Democratic Unionist Party leadership contenders Jeffrey Donaldson and Edwin Poots have issued eve-of-poll messages in a final bid to clinch the position.
The pair are running to replace outgoing leader Arlene Foster who announced her resignation last month.
It is the first leadership contest in the DUP’s 50-year history.
Mr Donaldson and Mr Poots face several challenges, including post-Brexit trading arrangements under the Northern Ireland Protocol, which has been reviled by unionists and loyalists as a “border in the Irish Sea”.
They will also want to unite unionism which is in such turmoil that the leader of the second largest pro-union party, the UUP, has also stepped down.
Just one candidate, former army captain Doug Beattie, has indicated he will run to replace outgoing leader Steve Aiken.
Under a “strength and experience to lead” strapline, Mr Poots, the current Stormont Agriculture minister, tells the party electorate that he believes he has the “right plan to reform our party” and to “reinvigorate unionism”.
Mr Poots previously indicated he will nominate a colleague to serve as first minister.
Mr Donaldson’s final message to voters includes a pledge to stand in the next Assembly election, scheduled to take place in May 2021, and become first minister.
He has promised “major changes” and “greater participative structures” within the party, and pledged to provide “united leadership to unionism and the country”.
The DUP’s 28 MLAs and eight MPs will meet virtually on Friday to hear both men’s pitches before voting in a secret ballot.
Mr Donaldson and Mr Poots will have 10 minutes each to speak to the electoral college.
The contenders to succeed Nigel Dodds as deputy leader, Gregory Campbell, Paula Bradley and Paul Frew, will each have five minutes to make their case.
Voters will cast their ballot at party headquarters on Friday afternoon before polls are due to close at 4pm.

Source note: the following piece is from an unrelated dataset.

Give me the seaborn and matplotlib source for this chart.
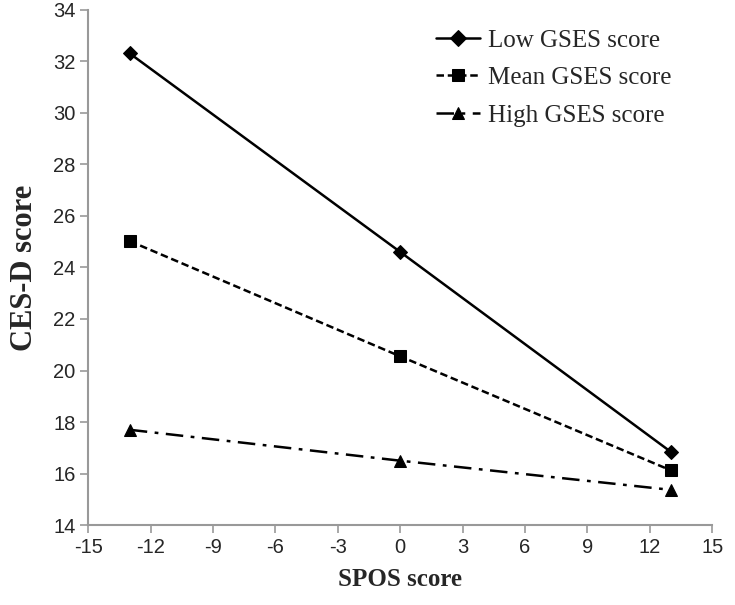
import pandas as pd
import seaborn as sns
import matplotlib.pyplot as plt

# SPOS score levels (-1 SD, mean, +1 SD)
spos = [-13, 0, 13]

# predicted CES-D scores for each GSES level
low_gses = [32.3, 24.6, 16.85]
mean_gses = [25.02, 20.55, 16.13]
high_gses = [17.7, 16.5, 15.37]

labels = ['Low GSES score', 'Mean GSES score', 'High GSES score']

data = pd.DataFrame({
    'SPOS': spos * 3,
    'CESD': low_gses + mean_gses + high_gses,
    'group': [labels[0]] * 3 + [labels[1]] * 3 + [labels[2]] * 3,
})

sns.set_style('white')
plt.rcParams['font.family'] = ['Liberation Sans', 'DejaVu Sans']
plt.rcParams['axes.unicode_minus'] = False

fig = plt.figure(figsize=(7.35, 6.05), dpi=100)
ax = fig.add_axes([0.12, 0.132, 0.849, 0.852])

sns.lineplot(data=data, x='SPOS', y='CESD', hue='group', style='group',
             hue_order=labels, style_order=labels,
             palette=['black'] * 3,
             markers={labels[0]: 'D', labels[1]: 's', labels[2]: '^'},
             dashes={labels[0]: '', labels[1]: (3, 1.5), labels[2]: (7, 3, 1.5, 3)},
             markersize=8, linewidth=1.8, markeredgecolor='black', ax=ax)

# diamond slightly smaller like the original
ax.get_lines()[0].set_markersize(7)

ax.set_xlim(-15, 15)
ax.set_ylim(14, 34)
ax.set_xticks(range(-15, 16, 3))
ax.set_yticks(range(14, 35, 2))
ax.tick_params(axis='both', direction='out', length=6, width=1.2, color='#999999',
               labelsize=14.5, pad=3, left=True, bottom=True)

for side in ['top', 'right']:
    ax.spines[side].set_visible(False)
for side in ['left', 'bottom']:
    ax.spines[side].set_color('#999999')
    ax.spines[side].set_linewidth(1.5)

ax.set_xlabel('SPOS score', family='Liberation Serif', fontweight='bold', fontsize=18, labelpad=8)
ax.set_ylabel('CES-D score', family='Liberation Serif', fontweight='bold', fontsize=22, labelpad=10)

leg = ax.legend(loc='upper left', bbox_to_anchor=(0.593, 0.952), bbox_transform=fig.transFigure,
                frameon=False, borderpad=0, borderaxespad=0,
                prop={'family': 'Liberation Serif', 'size': 18},
                handlelength=1.75, handletextpad=0.35, labelspacing=0.6)
for h in leg.legend_handles:
    h.set_color('black')

fig.savefig('out.png', dpi=100)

Mrs Foster confirmed on Wednesday that she would be voting, but declined to say who she would be backing.
She resigned following an internal revolt against her leadership.
The move came in the form of a letter of no confidence signed by a majority of the party’s senior elected representatives.
The outgoing DUP leader will step down from that role on May 28, and as Stormont First Minister at the end of June.
Earlier Sinn Féin president Mary Lou McDonald warned the DUP against any move that could destabilise powersharing in Northern Ireland.
She said the leadership of the party is “entirely a matter for themselves”, but she added: “Powersharing has to work for everyone.”
“It is very, very unwise in the mouth of a leadership election for anyone in political unionism to be talking about destabilising the institutions,” she said.
“The institutions have to work, powersharing has to work, the Good Friday Agreement has to work, Stormont House (Agreement) needs to be delivered, Acht na Gaeilge (Irish language act) and the cultural legislative package needs to be delivered.
“And the reason why all these things need to happen is because that’s how we give each of our citizens the best chance, the best shot at having a decent quality of life and living in a stable, respectful society.”